Wanting to know if my set up for these integrals using spherical and cylindrical coords is correct. So as usual I've been doing problems out my book for practice, only to find one of the answers pages with this section torn out... I don't expect to get answers for all of them here, or even full answers for a few, but I was hoping maybe some could tell me if the set up on the few I've done is correct, after all, I can check the evaluation on symbolab. At least then when trying other problems I'll have something more to go off when it comes to the set up.
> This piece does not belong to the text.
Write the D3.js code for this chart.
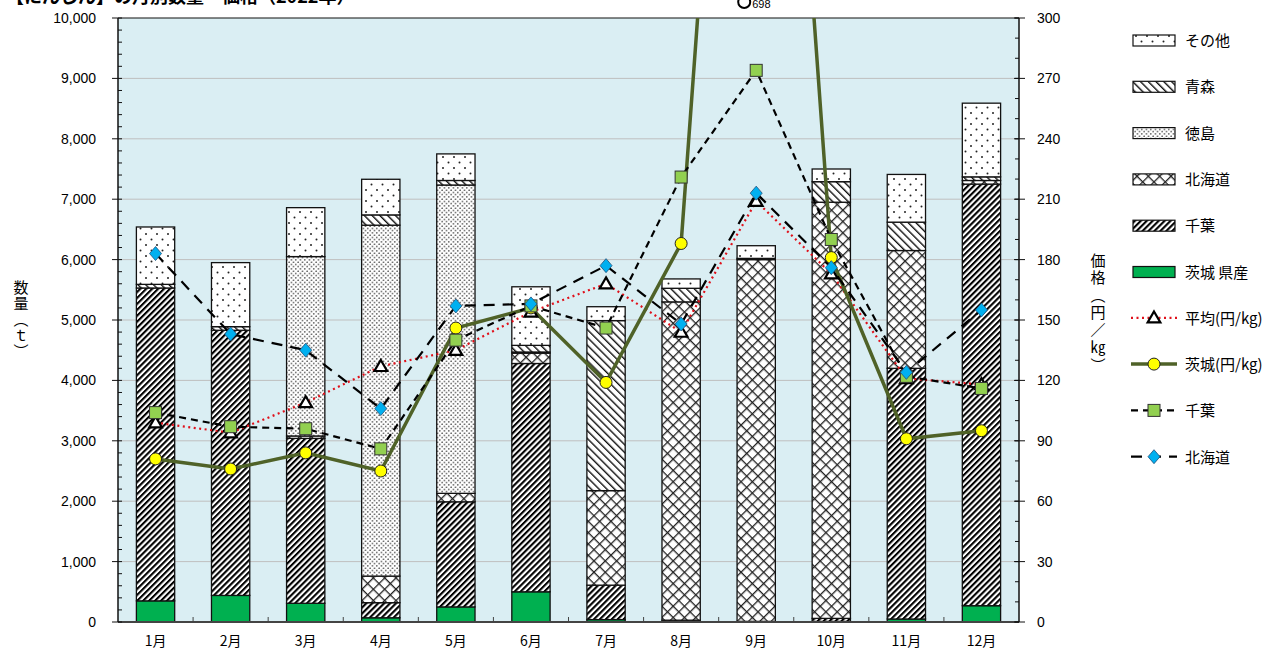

If this isn't an ok question or should be broken up into separate ones, just let me know, just hoping to get all the practice I can.
Using Cylindrical:

$(A)$
$\int\int\int (z) dv$ where E is enclosed by the paraboloid $z=x^2+y^2$ and the plane $z=4$
From the fact that it's a paraboloid I have theta between $0$ and $\pi$, r between $0$ and 2 by plugging the given z value into the paraboloid equation, and z between 4 and $r^2$ which I got from the x,y equation swapping to polar, which is the part I'm not really sure about. 
$\int^\pi_0\int_0^2\int^4_{r^2}(zr)dzdrd\theta$

$(B)$
$\int\int\int_E (x) dv$ where E is the solid in the first octant that lies under the paraboloid $z=4-x^2-y^2$."
Since it's the first octant I have $0<=\theta<=\pi/2$, r between 0 and 4 from the z equation, and zero through the the z equation for z:
$\int^{\pi/2}_0\int^4_0\int^{4-r^2}_0[(4-r^2)r]dzdrd\theta$

Using Spherical:

$(C)$
$\int\int\int(xe^{x^2+y^2+z^2})dv$ where E is the portion of the unit ball $x^2+y^2+z^2<=1$ that lies in the first octant.
From the first octant part I have theta between 0 and $\pi/2$, and from $\rho^2=x^2+y^2+z^2$ I have $\rho$ between zero and 1. I'm not sure how to determine $\phi$ in this one though going off a similar problem I seen I have it between zero and $\pi/4$. Replacing all the x and y's with the matching cartesian to spherical identities:
$\int^{\pi/2}_0\int_0^{\pi/4}\int_0^1(\rho sin(\phi)e^{\rho^2}\rho^2 sin(\phi))d\rho d\phi d\theta$

...And I think I'll leave it there. Have a couple more I tried in spherical but this seems like enough for one post. 
 A: *

*For (a), the intersection with the paraboloid and the plane is $x^2+y^2=4$; in particular, the projection onto the $xy$-plane is indeed the full circle $x^2+y^2=4$. For this reason, we should have $0 \le \theta \le 2\pi$ and not just the semicircle $0 \le \theta \le \pi$.
$$
\int^{2\pi}_0\int_0^2\int^4_{r^2} rz  \; dz \,  dr \, d\theta
$$

*For (b), again the projection onto the $xy$-plane looks like $x^2+y^2 =4$ (only in the first quadrant). Thus, need to change upper bound for $r$ to 2. Also, in polar coordinates $x= r \cos \theta$, so your integral looks like
$$
\int^{\pi/2}_0\int^2_0\int^{4-r^2}_0 [r \cos \theta] r \; dz \, dr \, d\theta
$$

*For (c), again the first octant restricts $0 \le \theta \le \pi/2$ since you only have $x \ge 0, \ y  \ge 0$. Correct that $0 \le \rho \le 1$ since you're integrating over the unit ball. The first octant restricts $\phi$ to $0 \le \phi \le \pi/2$, since $\phi$ will range from 0 (straight up) to the $xy$-plane (which is $\phi = \pi/2)$. See http://mathworld.wolfram.com/SphericalCoordinates.html for an illustration.
Alternatively, note that $z = \rho \cos \phi = \cos \phi$, so this equals one when $\phi=0$ and equals zero when $\phi = \pi/2$.
Finally, $x = \rho \sin \phi \cos \theta$ in spherical, which goes in the integrand along with $e^{\rho^2}$.
$$
\int^{\pi/2}_0\int_0^{\pi/2}\int_0^1(\rho 
\sin \phi \cos \theta) e^{\rho^2}\rho^2 \sin \phi \; d\rho \,  d\phi \, d\theta
$$


Let me know if you have questions.